Sunday, May 9, 2010

Chernobyl Is Almost Empty But We All Still Live There

Much has been written on witsendmagazine over the past several weeks about the radioactive state of Scraps the Cat.  You may recall that she was injected with radio-iodine 131 as treatment of two tumors on her thyroid gland which produced a state of hyperthyroidism from which she was falling into ill repair.  You've doubtless also read about our current dilemma of having a blivit, if you will, of cat crap and our need to wait a month for it to turn into normal household garbage so we can send it off to the landfill with the rest of our dare I say crap as opposed to, after following the complicated and portentous directions on the swheat cat litter box, flushing it down the toilet and thus risking billions of dollars in plumbing bills.  That's all going well and according to schedule.
Radioactive iodine.
Funny thing about that stuff and about how we are -- we meaning everything on this planet -- so completely connected.

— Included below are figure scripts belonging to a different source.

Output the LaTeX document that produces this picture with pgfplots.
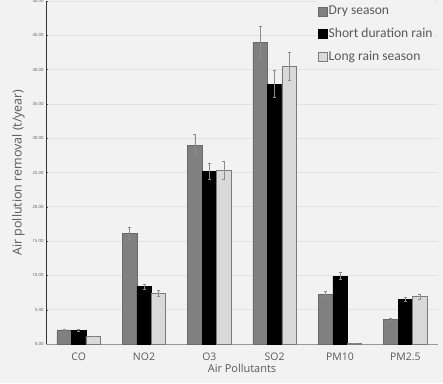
\documentclass[border=0pt]{standalone}
\usepackage{pgfplots}
\pgfplotsset{compat=1.18}
\usepackage{fontspec}
\setmainfont{Open Sans}
\newfontfamily\legfont{Carlito}
\definecolor{bg}{HTML}{F2F2F2}
\definecolor{grid}{HTML}{E2E2E2}
\definecolor{dry}{HTML}{808080}
\definecolor{dryedge}{HTML}{6A6A6A}
\definecolor{longc}{HTML}{D9D9D9}
\definecolor{longedge}{HTML}{7A7A7A}
\definecolor{txt}{HTML}{595959}
\definecolor{errc}{HTML}{8C8C8C}

\pgfplotstableread{
x val err
0 2.05 0.10
1 16.1 0.85
2 29.0 1.55
3 44.0 2.30
4 7.25 0.40
5 3.60 0.20
}\dry
\pgfplotstableread{
x val err
0 2.00 0.10
1 8.35 0.40
2 25.2 1.20
3 37.9 2.00
4 9.90 0.50
5 6.50 0.30
}\short
\pgfplotstableread{
x val err
0 1.12 0.05
1 7.40 0.40
2 25.3 1.30
3 40.5 2.00
4 0.10 0.00
5 6.90 0.35
}\longr

\begin{document}
\begin{tikzpicture}[x=1bp,y=1bp]
\fill[bg] (0,0) rectangle (443,383);
\useasboundingbox (0,0) rectangle (443,383);
\begin{axis}[
  at={(46bp,39bp)}, anchor=south west,
  scale only axis, width=392bp, height=343bp,
  ybar=0pt, bar width=0.222,
  xmin=-0.5, xmax=5.5, ymin=0, ymax=50,
  xtick=data, xticklabels={CO,NO2,O3,SO2,PM10,PM2.5},
  ytick={0,5,...,50},
  yticklabel={\pgfmathprintnumber[fixed,fixed zerofill,precision=2]{\tick}},
  /pgf/number format/assume math mode=true,
  ticklabel style={text=txt},
  yticklabel style={font=\fontsize{4.3}{5}\selectfont, xshift=1bp},
  xticklabel style={font=\fontsize{10.5}{12}\selectfont, yshift=-3bp},
  major tick length=2bp,
  tick style={draw=txt, line width=0.4bp},
  xtick style={draw=none},
  ymajorgrids, grid style={draw=grid, line width=0.8bp},
  axis x line*=bottom, axis y line*=left,
  x axis line style={draw=gray!80, line width=1bp, -},
  y axis line style={draw=black!80, line width=0.8bp, -},
  xlabel={Air Pollutants}, ylabel={Air pollution removal (t/year)},
  xlabel style={font=\fontsize{11}{13}\selectfont, text=txt, yshift=3bp},
  ylabel style={font=\fontsize{12.5}{14}\selectfont, text=txt, yshift=1bp},
  legend style={at={(0.690,1.0)}, anchor=north west, fill=bg, draw=none,
    font=\legfont\fontsize{13.6}{15}\selectfont, text=txt,
    row sep=8bp, inner xsep=1bp, inner ysep=3bp,
    nodes={inner xsep=1.5bp}},
  legend cell align=left,
  legend image code/.code={\draw[#1, line width=0.5bp] (0bp,-4.5bp) rectangle (9bp,4.5bp);},
  error bars/y dir=both, error bars/y explicit,
  error bars/error bar style={draw=errc, line width=0.6bp},
  error bars/error mark options={draw=errc, rotate=90, mark size=1.5bp, line width=0.6bp},
]
\addplot[fill=dry, draw=dryedge, line width=0.5bp] table[x=x, y=val, y error=err]{\dry};
\addlegendentry{Dry season}
\addplot[fill=black, draw=black, line width=0.5bp] table[x=x, y=val, y error=err]{\short};
\addlegendentry{Short duration rain}
\addplot[fill=longc, draw=longedge, line width=0.6bp] table[x=x, y=val, y error=err]{\longr};
\addlegendentry{Long rain season}
\end{axis}
\end{tikzpicture}
\end{document}
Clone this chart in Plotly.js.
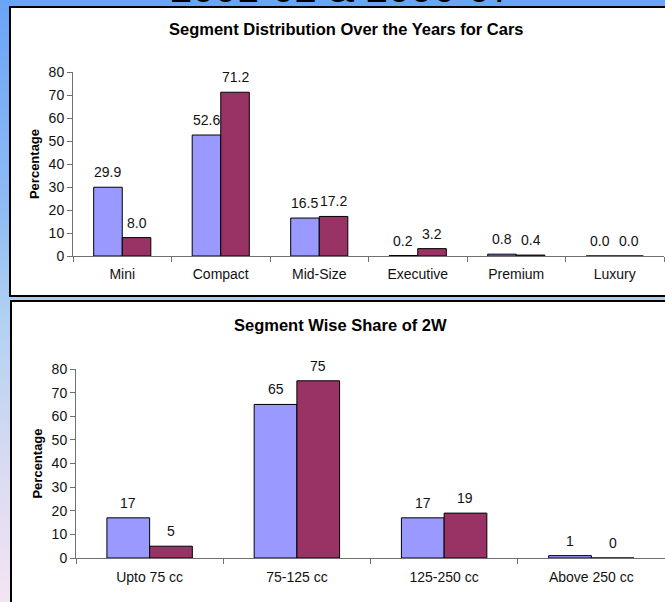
<!DOCTYPE html>
<html>
<head>
<meta charset="utf-8">
<script src="https://cdn.plot.ly/plotly-3.0.1.min.js"></script>
<style>
  html, body { margin: 0; padding: 0; }
  body {
    width: 665px; height: 602px; overflow: hidden;
    background: linear-gradient(to bottom, #6aa4f8 0%, #8fbcf4 35%, #b0d0f2 52%, #dcdcf2 80%, #f4e4f2 100%);
  }
  #chart { width: 665px; height: 602px; }
</style>
</head>
<body>
<div id="chart"></div>
<script>
// ---- Data ----
const carCategories = ["Mini", "Compact", "Mid-Size", "Executive", "Premium", "Luxury"];
const cars2001 = [29.9, 52.6, 16.5, 0.2, 0.8, 0.0];
const cars2006 = [8.0, 71.2, 17.2, 3.2, 0.4, 0.0];

const twCategories = ["Upto 75 cc", "75-125 cc", "125-250 cc", "Above 250 cc"];
const tw2001 = [17, 65, 17, 1];
const tw2006 = [5, 75, 19, 0];

const seriesNames = ["2001-02", "2006-07"];
const yTicks = [0, 10, 20, 30, 40, 50, 60, 70, 80];

// ---- Helpers ----
const W = 665, H = 602;
const px = v => v / W;
const py = v => 1 - v / H;

const blue = "#9999ff", maroon = "#993366";
const font = "Arial, 'Liberation Sans', sans-serif";
const BARGAP = 0.42;

const topDomain = [px(73), px(664)];
const botDomain = [px(76), 1];

function barTrace(x, y, name, color, xa, ya) {
  return {
    type: "bar", x: x, y: y, name: name,
    xaxis: xa, yaxis: ya,
    marker: { color: color, line: { color: "#000", width: 1 } },
    hoverinfo: "x+y"
  };
}

const data = [
  barTrace(carCategories, cars2001, seriesNames[0], blue, "x", "y"),
  barTrace(carCategories, cars2006, seriesNames[1], maroon, "x", "y"),
  barTrace(twCategories, tw2001, seriesNames[0], blue, "x2", "y2"),
  barTrace(twCategories, tw2006, seriesNames[1], maroon, "x2", "y2")
];

// value labels, anchored to the data points
function labels(cats, vals, xa, ya, side, domain, fmt) {
  const catW = (domain[1] - domain[0]) * W / cats.length;
  const half = catW * (1 - BARGAP) / 4;
  return cats.map((c, i) => ({
    text: fmt(vals[i]), xref: xa, yref: ya, x: c, y: vals[i],
    xshift: side * half, yshift: 15, xanchor: "center", yanchor: "middle",
    showarrow: false, font: { family: font, size: 14, color: "#111" }
  }));
}

function xAxis(domain, anchor, standoff) {
  return {
    domain: domain, anchor: anchor, type: "category",
    showgrid: false, zeroline: false,
    showline: true, linecolor: "#707070", linewidth: 1,
    ticks: "outside", ticklen: 5, tickcolor: "#707070", tickson: "boundaries",
    ticklabelstandoff: standoff,
    tickfont: { family: font, size: 14, color: "#111" },
    fixedrange: true
  };
}
function yAxis(domain, anchor) {
  return {
    domain: domain, anchor: anchor, range: [0, 80],
    tickvals: yTicks, ticktext: yTicks.map(String),
    showgrid: false, zeroline: false,
    showline: true, linecolor: "#707070", linewidth: 1,
    ticks: "outside", ticklen: 5, tickcolor: "#707070",
    tickfont: { family: font, size: 14, color: "#111" },
    title: { text: "<b>Percentage</b>", font: { family: font, size: 13, color: "#000" }, standoff: 6 },
    fixedrange: true
  };
}

const annotations = [
  { text: "2001-02 &amp; 2006-07", xref: "paper", yref: "paper",
    x: px(341), y: py(12), xanchor: "center", yanchor: "bottom", showarrow: false,
    font: { family: font, size: 40, color: "#000" } },
  { text: "<b>Segment Distribution Over the Years for Cars</b>", xref: "paper", yref: "paper",
    x: px(346), y: py(29), xanchor: "center", yanchor: "middle", showarrow: false,
    font: { family: font, size: 16.5, color: "#000" } },
  { text: "<b>Segment Wise Share of 2W</b>", xref: "paper", yref: "paper",
    x: px(340), y: py(325), xanchor: "center", yanchor: "middle", showarrow: false,
    font: { family: font, size: 16.5, color: "#000" } }
].concat(
  labels(carCategories, cars2001, "x", "y", -1, topDomain, v => v.toFixed(1)),
  labels(carCategories, cars2006, "x", "y", 1, topDomain, v => v.toFixed(1)),
  labels(twCategories, tw2001, "x2", "y2", -1, botDomain, v => String(v)),
  labels(twCategories, tw2006, "x2", "y2", 1, botDomain, v => String(v))
);

const layout = {
  width: W, height: H,
  margin: { l: 0, r: 0, t: 0, b: 0, pad: 0 },
  paper_bgcolor: "rgba(0,0,0,0)",
  plot_bgcolor: "rgba(0,0,0,0)",
  showlegend: false,
  barmode: "group",
  bargap: BARGAP,
  bargroupgap: 0,
  xaxis: xAxis(topDomain, "y", 5),
  yaxis: yAxis([py(256), py(72)], "x"),
  xaxis2: xAxis(botDomain, "y2", 6),
  yaxis2: yAxis([py(558), py(369)], "x2"),
  shapes: [
    { type: "rect", xref: "paper", yref: "paper", layer: "below",
      x0: px(10), x1: 1.02, y0: py(296), y1: py(7),
      fillcolor: "#ffffff", line: { color: "#000", width: 2 } },
    { type: "rect", xref: "paper", yref: "paper", layer: "below",
      x0: px(11), x1: 1.02, y0: -0.02, y1: py(301),
      fillcolor: "#ffffff", line: { color: "#000", width: 2 } }
  ],
  annotations: annotations
};

Plotly.newPlot("chart", data, layout, { displayModeBar: false, staticPlot: true });
</script>
</body>
</html>
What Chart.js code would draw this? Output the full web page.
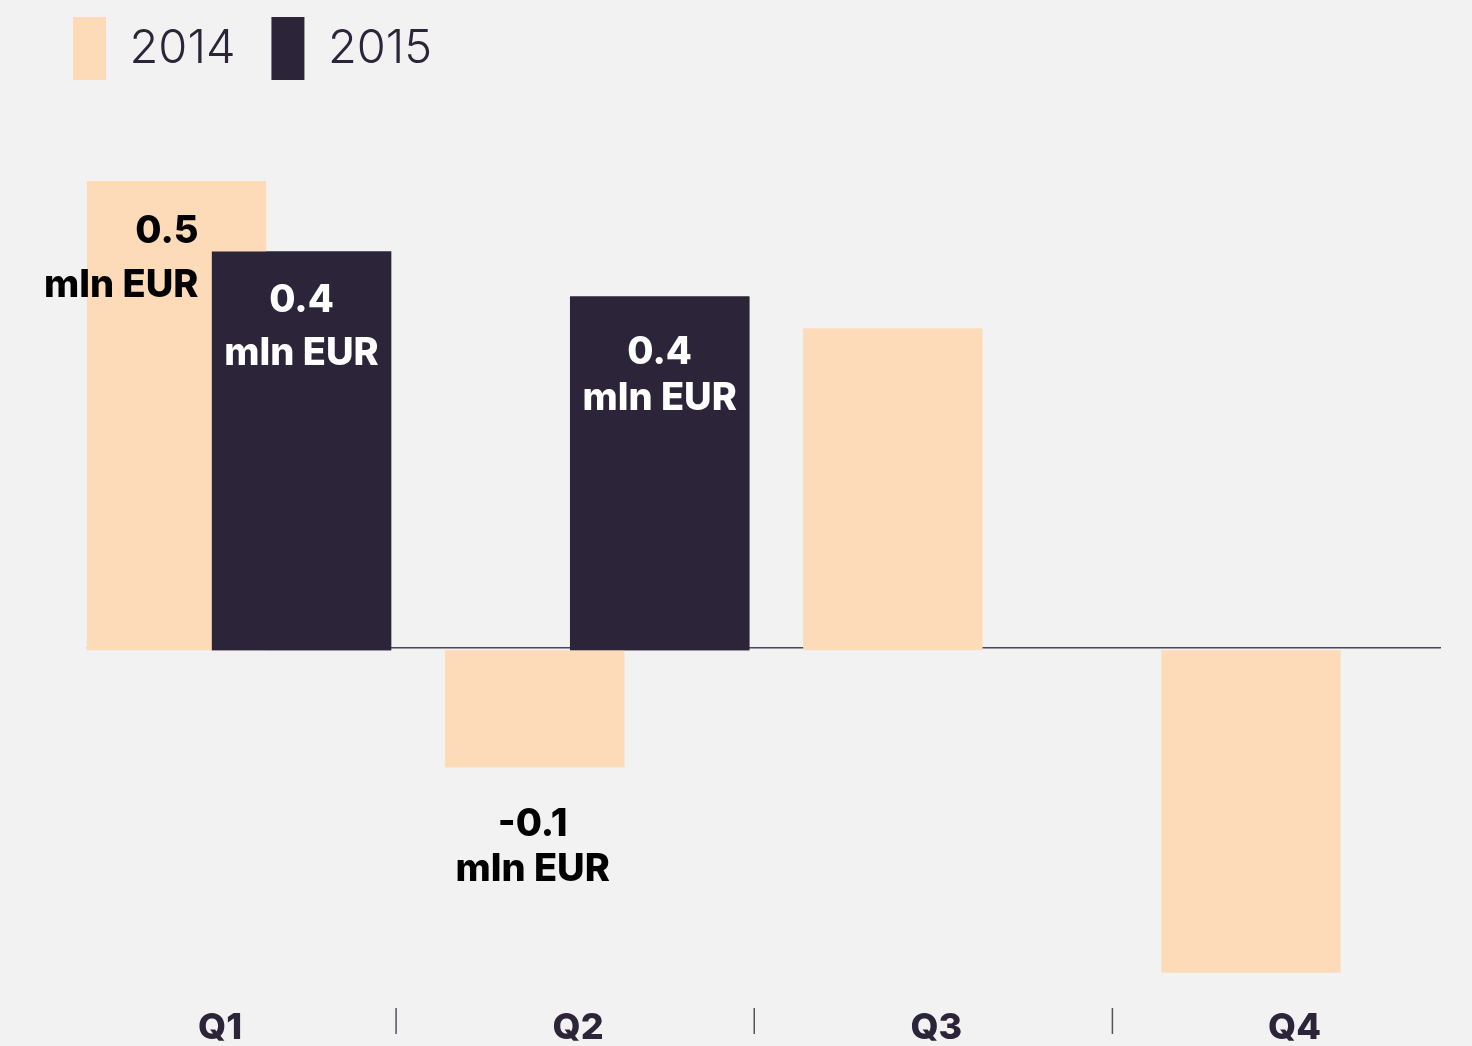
<!DOCTYPE html>
<html>
<head>
<meta charset="utf-8">
<title>Quarterly result 2014 vs 2015</title>
<script src="https://cdn.jsdelivr.net/npm/chart.js@4"></script>
<style>
  html, body { margin: 0; padding: 0; background: #f2f2f2; }
  canvas { display: block; }
</style>
</head>
<body>
<canvas id="BarChart" width="1472" height="1046"></canvas>
<script>
// data (mln EUR)
const quarters = ["Q1", "Q2", "Q3", "Q4"];
const years = ["2014", "2015"];
const values2014 = [0.5, -0.125, 0.343, -0.344];
const values2015 = [0.425, 0.377, null, null];
const valueLabels2014 = ["0.5", "-0.1", null, null];
const valueLabels2015 = ["0.4", "0.4", null, null];
const unitText = "mln EUR";

const peach = "#fddbb9";
const dark = "#2c2539";
const textDark = "#2c2438";

// where each value label sits relative to its bar
const labelPlacement = [
  [
    { align: "right", dx: 22, dy: 62, gap: 54, color: "#000" },
    { align: "center", dx: -2, dy: 69, gap: 45, color: "#000" },
  ],
  [
    { align: "center", dx: 0, dy: 61, gap: 53, color: "#fff" },
    { align: "center", dx: 0, dy: 68, gap: 46, color: "#fff" },
  ],
];

const toPoints = (values) => values.map((v, i) => ({ x: i, y: v }));

const decorations = {
  id: "decorations",
  beforeDatasetsDraw(chart) {
    const { ctx, chartArea, scales } = chart;
    const first = chart.getDatasetMeta(0).data[0];
    const y0 = scales.y.getPixelForValue(0) - 2.5;
    ctx.save();
    ctx.strokeStyle = "#4b4752";
    ctx.lineWidth = 1.5;
    ctx.beginPath();
    ctx.moveTo(first.x - first.width / 2, y0);
    ctx.lineTo(chartArea.right, y0);
    ctx.stroke();
    ctx.restore();
  },
  afterDatasetsDraw(chart) {
    const { ctx } = chart;
    // 2015 bars sit on top of the 2014 ones
    chart.getDatasetMeta(1).controller.draw();

    const texts = [valueLabels2014, valueLabels2015];
    ctx.save();
    ctx.font = "800 38px Inter";
    ctx.textBaseline = "alphabetic";
    texts.forEach((list, ds) => {
      const meta = chart.getDatasetMeta(ds);
      list.forEach((text, i) => {
        if (!text) return;
        const bar = meta.data[i];
        const p = labelPlacement[ds][i];
        ctx.fillStyle = p.color;
        ctx.textAlign = p.align;
        ctx.fillText(text, bar.x + p.dx, bar.y + p.dy);
        ctx.fillText(unitText, bar.x + p.dx, bar.y + p.dy + p.gap);
      });
    });
    ctx.restore();
  },
  afterDraw(chart) {
    const { ctx } = chart;
    const xs = chart.scales.x;
    ctx.save();
    ctx.strokeStyle = "#55525c";
    ctx.lineWidth = 1.5;
    for (let i = 0; i < quarters.length - 1; i++) {
      const x = (xs.getPixelForValue(i) + xs.getPixelForValue(i + 1)) / 2 - 22;
      ctx.beginPath();
      ctx.moveTo(x, xs.top + 6);
      ctx.lineTo(x, xs.top + 32);
      ctx.stroke();
    }
    ctx.restore();
  },
};

const ctx = document.getElementById("BarChart").getContext("2d");

new Chart(ctx, {
  type: "bar",
  data: {
    datasets: [
      {
        label: years[0],
        data: toPoints(values2014),
        backgroundColor: peach,
        borderWidth: 0,
      },
      {
        label: years[1],
        data: toPoints(values2015),
        backgroundColor: dark,
        borderWidth: 0,
      },
    ],
  },
  options: {
    responsive: false,
    animation: false,
    categoryPercentage: 0.698,
    barPercentage: 1.435,
    layout: {
      padding: { top: -19, left: 37, right: 31, bottom: 0 },
    },
    plugins: {
      tooltip: { enabled: false },
      legend: {
        position: "top",
        align: "start",
        labels: {
          boxWidth: 33,
          boxHeight: 63,
          padding: 36,
          color: textDark,
          font: { family: "Inter", size: 47, weight: "300" },
        },
      },
    },
    scales: {
      x: {
        type: "linear",
        offset: false,
        min: -0.564,
        max: 3.356,
        grid: { display: false },
        border: { display: false },
        afterBuildTicks: (scale) => {
          scale.ticks = quarters.map((q, i) => ({ value: i }));
        },
        ticks: {
          padding: 0,
          labelOffset: -19,
          autoSkip: false,
          maxRotation: 0,
          color: textDark,
          font: { family: "Inter", size: 36, weight: "800", lineHeight: 1 },
          callback: (value) => quarters[value],
        },
      },
      y: {
        display: false,
        min: -0.3751,
        max: 0.5971,
      },
    },
  },
  plugins: [decorations],
});
</script>
</body>
</html>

Joanna Macy, PhD. is an eco-philosopher, a scholar of Buddhism, and a leading voice in movements for peace, justice, and a safe environment.  She has written a lot of books and and a little 12 page almost pamphlet called The Elm Dance.
In The Elm Dance she tells of her work in Russia helping people recover or at least survive the psychological wounds inflicted by the 1986 Chernobyl disaster.  She shares a story told her by a Russian psychologist who flew to Chernobyl within hours of the disaster and then for years following helped the survivors cope and recover.  Dr. Macy in her words tells us his story:  "The burning reactor was a volcano of radioactivity when the winds shifted to the Northeast, carrying the clouds of poisoned smoke in the direction of Moscow.  To save the millions in the metropolitan area, a fast decision was taken to seed the clouds and cause them to precipitate.  An unusually heavy late April rain, bearing intense concentrations of radioactive iodine, strontium, cesium, and particles of plutonium, drenched the towns and fields and forests of the Bryansk region, just across the Russian border from Chernobyl. ... The people were not informed of their government's choice -- who wants to tell people they're disposable?  By now it's common knowledge that the clouds were seeded, but is is rarely mentioned.  And that silence, too, is part of the tragedy for the people of Novozybkov."
The forest near Novozybkov remains so radioactive that none can safely enter it.  The area still experiences the exhaustion, the cancers, the miscarriages, the deformed babies and the emotional recoil of the disaster.
Because of Scraps the Cat I know I am connected to the baby in Novozybkov born with severe birth defects.  Because of Joanna Macy I know that I am also connected equally to the rain that fell onto that city and changed the lives of its people and the life of this planet forever.